— What you should do —
Print only the lines from the top of the data through the line with "import seaborn as sns", both included, skipping every picture.
============
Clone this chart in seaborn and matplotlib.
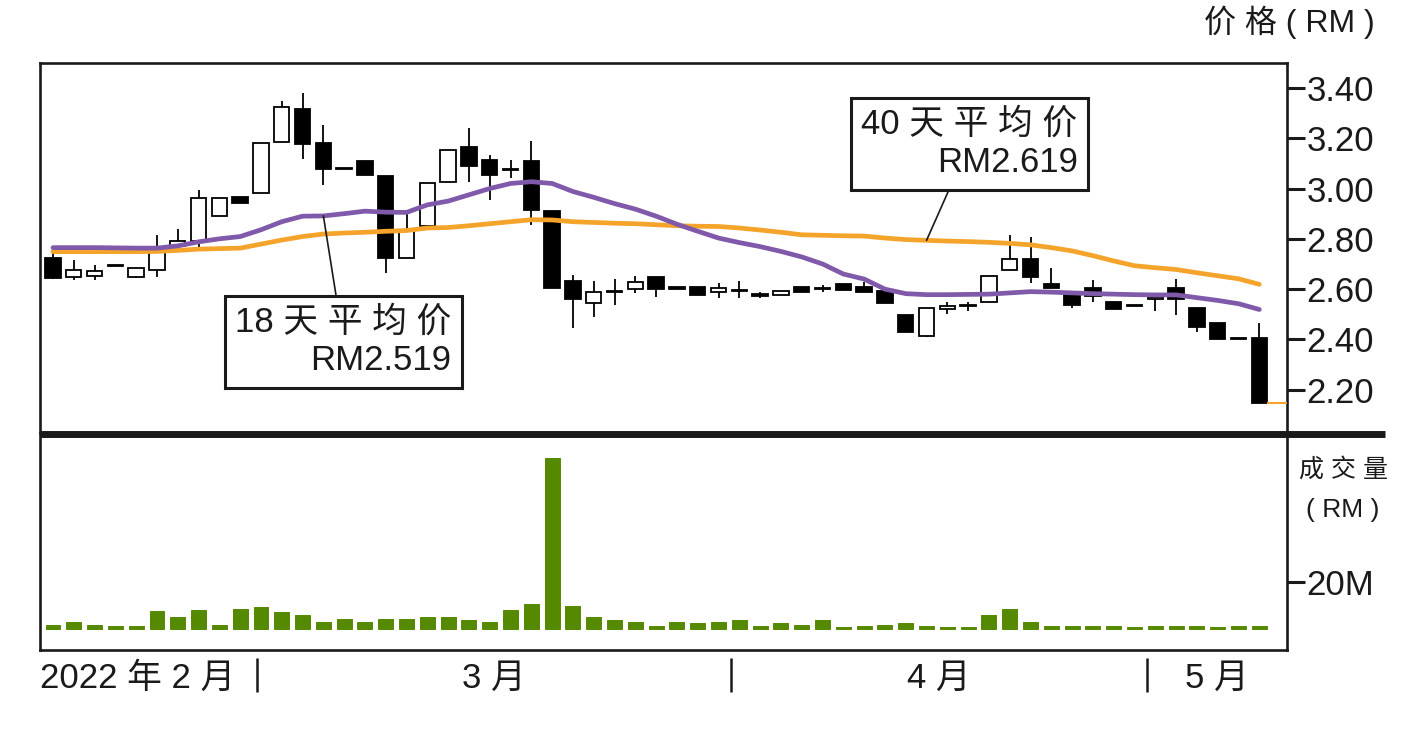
import numpy as np
import matplotlib.pyplot as plt
import matplotlib.transforms as mtransforms
from matplotlib.lines import Line2D
import seaborn as sns

# daily OHLC, RM
opens = [2.725, 2.650, 2.652, 2.696, 2.650, 2.676, 2.772, 2.792, 2.892, 2.966,
         2.981, 3.186, 3.315, 3.180, 3.080, 3.110, 3.051, 2.723, 2.849, 3.024,
         3.167, 3.114, 3.079, 3.110, 2.912, 2.633, 2.546, 2.592, 2.601, 2.650,
         2.610, 2.608, 2.587, 2.595, 2.580, 2.577, 2.608, 2.603, 2.621, 2.610,
         2.594, 2.497, 2.415, 2.520, 2.535, 2.550, 2.676, 2.719, 2.620, 2.577,
         2.604, 2.550, 2.535, 2.560, 2.604, 2.524, 2.464, 2.407, 2.405]
highs = [2.744, 2.716, 2.696, 2.696, 2.684, 2.815, 2.839, 2.994, 2.964, 2.966,
         3.180, 3.346, 3.381, 3.253, 3.080, 3.110, 3.051, 2.903, 3.021, 3.153,
         3.240, 3.134, 3.114, 3.187, 2.912, 2.656, 2.634, 2.639, 2.652, 2.650,
         2.610, 2.608, 2.624, 2.634, 2.589, 2.593, 2.608, 2.617, 2.621, 2.630,
         2.594, 2.497, 2.523, 2.550, 2.550, 2.654, 2.816, 2.809, 2.684, 2.577,
         2.637, 2.550, 2.535, 2.568, 2.639, 2.524, 2.464, 2.407, 2.467]
lows = [2.640, 2.637, 2.637, 2.692, 2.646, 2.650, 2.772, 2.764, 2.892, 2.944,
        2.981, 3.186, 3.118, 3.014, 3.076, 3.054, 2.666, 2.723, 2.849, 3.024,
        3.024, 2.955, 3.041, 2.855, 2.606, 2.445, 2.491, 2.537, 2.584, 2.570,
        2.602, 2.577, 2.564, 2.564, 2.564, 2.577, 2.587, 2.587, 2.597, 2.590,
        2.546, 2.431, 2.411, 2.501, 2.515, 2.550, 2.676, 2.624, 2.606, 2.524,
        2.550, 2.520, 2.531, 2.514, 2.497, 2.431, 2.402, 2.403, 2.146]
closes = [2.646, 2.676, 2.674, 2.692, 2.684, 2.749, 2.793, 2.964, 2.964, 2.944,
          3.180, 3.326, 3.176, 3.077, 3.076, 3.054, 2.723, 2.833, 3.021, 3.153,
          3.090, 3.054, 3.075, 2.915, 2.606, 2.560, 2.590, 2.588, 2.630, 2.601,
          2.602, 2.577, 2.604, 2.591, 2.573, 2.593, 2.587, 2.599, 2.597, 2.590,
          2.546, 2.431, 2.523, 2.533, 2.531, 2.654, 2.719, 2.647, 2.606, 2.537,
          2.573, 2.520, 2.531, 2.568, 2.561, 2.449, 2.402, 2.403, 2.146]

# turnover, RM million
volume_m = [1.8, 3.1, 1.8, 1.3, 1.3, 7.5, 5.0, 8.2, 1.8, 8.7,
            9.3, 7.1, 6.0, 3.1, 4.4, 3.1, 4.4, 4.4, 5.0, 5.0,
            3.7, 3.1, 8.2, 10.6, 72.8, 9.9, 5.0, 3.7, 3.1, 1.3,
            3.1, 2.6, 3.1, 3.7, 1.3, 2.6, 1.8, 3.7, 0.8, 1.3,
            1.8, 2.6, 1.3, 0.8, 0.8, 6.0, 8.7, 3.1, 1.3, 1.3,
            1.3, 1.3, 0.8, 1.3, 1.3, 1.3, 0.8, 1.3, 1.3]

# moving averages
ma18 = [2.765, 2.765, 2.765, 2.764, 2.763, 2.763, 2.772, 2.788, 2.800, 2.809,
        2.836, 2.868, 2.890, 2.891, 2.900, 2.910, 2.906, 2.905, 2.935, 2.950,
        2.975, 3.000, 3.020, 3.027, 3.020, 2.988, 2.965, 2.940, 2.918, 2.890,
        2.858, 2.830, 2.803, 2.785, 2.769, 2.750, 2.728, 2.700, 2.660, 2.640,
        2.600, 2.582, 2.578, 2.578, 2.579, 2.580, 2.585, 2.590, 2.588, 2.585,
        2.582, 2.580, 2.578, 2.577, 2.577, 2.566, 2.555, 2.542, 2.519]
ma40 = [2.749, 2.749, 2.749, 2.749, 2.749, 2.750, 2.754, 2.759, 2.761, 2.763,
        2.779, 2.795, 2.809, 2.819, 2.823, 2.826, 2.830, 2.833, 2.843, 2.845,
        2.852, 2.860, 2.868, 2.876, 2.875, 2.868, 2.865, 2.862, 2.860, 2.856,
        2.852, 2.850, 2.849, 2.843, 2.835, 2.826, 2.816, 2.814, 2.812, 2.811,
        2.803, 2.797, 2.794, 2.791, 2.789, 2.786, 2.782, 2.776, 2.765, 2.752,
        2.733, 2.712, 2.693, 2.685, 2.678, 2.665, 2.653, 2.641, 2.619]

price_ticks = [2.20, 2.40, 2.60, 2.80, 3.00, 3.20, 3.40]
volume_ticks = [20]
month_breaks = [9.8, 32.6, 52.6]
month_labels = ["2022 年 2 月", "3 月", "4 月", "5 月"]

PURPLE = "#8059aa"
ORANGE = "#f4a42a"
GREEN = "#558a00"
INK = "#1a1a1a"

sns.set_style("white")
plt.rcParams["font.family"] = ["Liberation Sans", "Noto Sans CJK SC", "DejaVu Sans"]

n = len(closes)
idx = np.arange(n)
xlim = (-0.625, 59.33)

fig = plt.figure(figsize=(14.1, 7.34), dpi=100)
ax = fig.add_axes([40 / 1410, 1 - 433 / 734, 1247 / 1410, 370 / 734])
ax_vol = fig.add_axes([40 / 1410, 1 - 650 / 734, 1247 / 1410, 217 / 734])

# candles
o = np.array(opens)
c = np.array(closes)
up = c >= o
body_lo = np.minimum(o, c)
body_h = np.maximum(np.abs(c - o), 0.003)
ax.vlines(idx, lows, highs, color="black", lw=1.3, zorder=2)
ax.bar(idx[up], body_h[up], bottom=body_lo[up], width=0.74,
       color="white", edgecolor="black", lw=1.3, zorder=3)
ax.bar(idx[~up], body_h[~up], bottom=body_lo[~up], width=0.74,
       color="black", edgecolor="black", lw=1.3, zorder=3)

sns.lineplot(x=idx, y=ma40, color=ORANGE, lw=3.4, ax=ax, zorder=4)
sns.lineplot(x=idx, y=ma18, color=PURPLE, lw=3.4, ax=ax, zorder=5)
ax.hlines(closes[-1], n - 1 + 0.37, xlim[1], color=ORANGE, lw=1.5, zorder=4)

ax.set_xlim(*xlim)
ax.set_ylim(2.028, 3.499)
ax.set_xticks([])
ax.set_yticks(price_ticks)
ax.set_yticklabels([f"{t:.2f}" for t in price_ticks])
ax.set_xlabel("")
ax.set_ylabel("")
for s in ax.spines.values():
    s.set_linewidth(1.9)
    s.set_color(INK)
ax.spines["bottom"].set_visible(False)

box_kw = dict(boxstyle="square,pad=0.3", fc="white", ec=INK, lw=2.2)
arrow_kw = dict(arrowstyle="-", color=INK, lw=1.2, shrinkA=0, shrinkB=0)
ax.annotate("18 天 平 均 价\nRM2.519", xy=(13, ma18[13]), xytext=(0.330, 0.247),
            textcoords="axes fraction", ha="right", va="center", multialignment="right",
            fontsize=25, linespacing=1.2, bbox=box_kw, arrowprops=arrow_kw,
            color=INK, zorder=6)
ax.annotate("40 天 平 均 价\nRM2.619", xy=(42, ma40[42]), xytext=(0.832, 0.782),
            textcoords="axes fraction", ha="right", va="center", multialignment="right",
            fontsize=25, linespacing=1.2, bbox=box_kw, arrowprops=arrow_kw,
            color=INK, zorder=6)

# volume
sns.barplot(x=idx, y=volume_m, native_scale=True, color=GREEN, saturation=1,
            width=0.72, errorbar=None, edgecolor=GREEN, linewidth=0.7, ax=ax_vol)
ax_vol.set_xlim(*xlim)
ax_vol.set_ylim(-8.9, 83.4)
ax_vol.set_xticks([])
ax_vol.set_yticks(volume_ticks)
ax_vol.set_yticklabels([f"{t}M" for t in volume_ticks])
ax_vol.set_xlabel("")
ax_vol.set_ylabel("")
for s in ax_vol.spines.values():
    s.set_linewidth(1.9)
    s.set_color(INK)
ax_vol.spines["top"].set_visible(False)

# right-hand scales: labels from the axis, tick dashes drawn on the figure
for a, ticks in ((ax, price_ticks), (ax_vol, volume_ticks)):
    a.yaxis.set_ticks_position("right")
    a.tick_params(axis="y", which="major", right=True, left=False, length=0,
                  labelright=True, labelleft=False, labelsize=25, pad=14,
                  labelcolor=INK)
    to_fig = a.transData + fig.transFigure.inverted()
    x0 = a.get_position().x1
    for t in ticks:
        yf = to_fig.transform((0, t))[1]
        fig.add_artist(Line2D([x0, x0 + 18 / 1410], [yf, yf], lw=2.2, color=INK,
                              solid_capstyle="butt", transform=fig.transFigure,
                              zorder=10))

# month axis under the volume panel
trans = mtransforms.blended_transform_factory(ax_vol.transData, ax_vol.transAxes)
ax_vol.vlines(month_breaks, -0.195, -0.035, color=INK, lw=1.8,
              transform=trans, clip_on=False)
edges = [xlim[0]] + month_breaks + [xlim[1]]
for k, lab in enumerate(month_labels):
    if k == 0:
        ax_vol.text(edges[0], -0.13, lab, transform=trans, ha="left", va="center",
                    fontsize=25, color=INK)
    else:
        mid = (edges[k] + edges[k + 1]) / 2
        ax_vol.text(mid, -0.13, lab, transform=trans, ha="center", va="center",
                    fontsize=25, color=INK)

# heavy divider between price and volume panels
fig.add_artist(Line2D([40 / 1410, 1385 / 1410], [1 - 433.5 / 734] * 2, lw=5,
                      color=INK, solid_capstyle="butt", transform=fig.transFigure))

fig.text(0.975, 0.992, "价 格 ( RM )", ha="right", va="top", fontsize=23, color=INK)
fig.text(0.9525, 0.36, "成 交 量", ha="center", va="center", fontsize=18, color=INK)
fig.text(0.9525, 0.305, "( RM )", ha="center", va="center", fontsize=19, color=INK)

fig.savefig("out.png", dpi=100, facecolor="white")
============
— Task output —
Clone this chart in seaborn and matplotlib.
import numpy as np
import matplotlib.pyplot as plt
import matplotlib.transforms as mtransforms
from matplotlib.lines import Line2D
import seaborn as sns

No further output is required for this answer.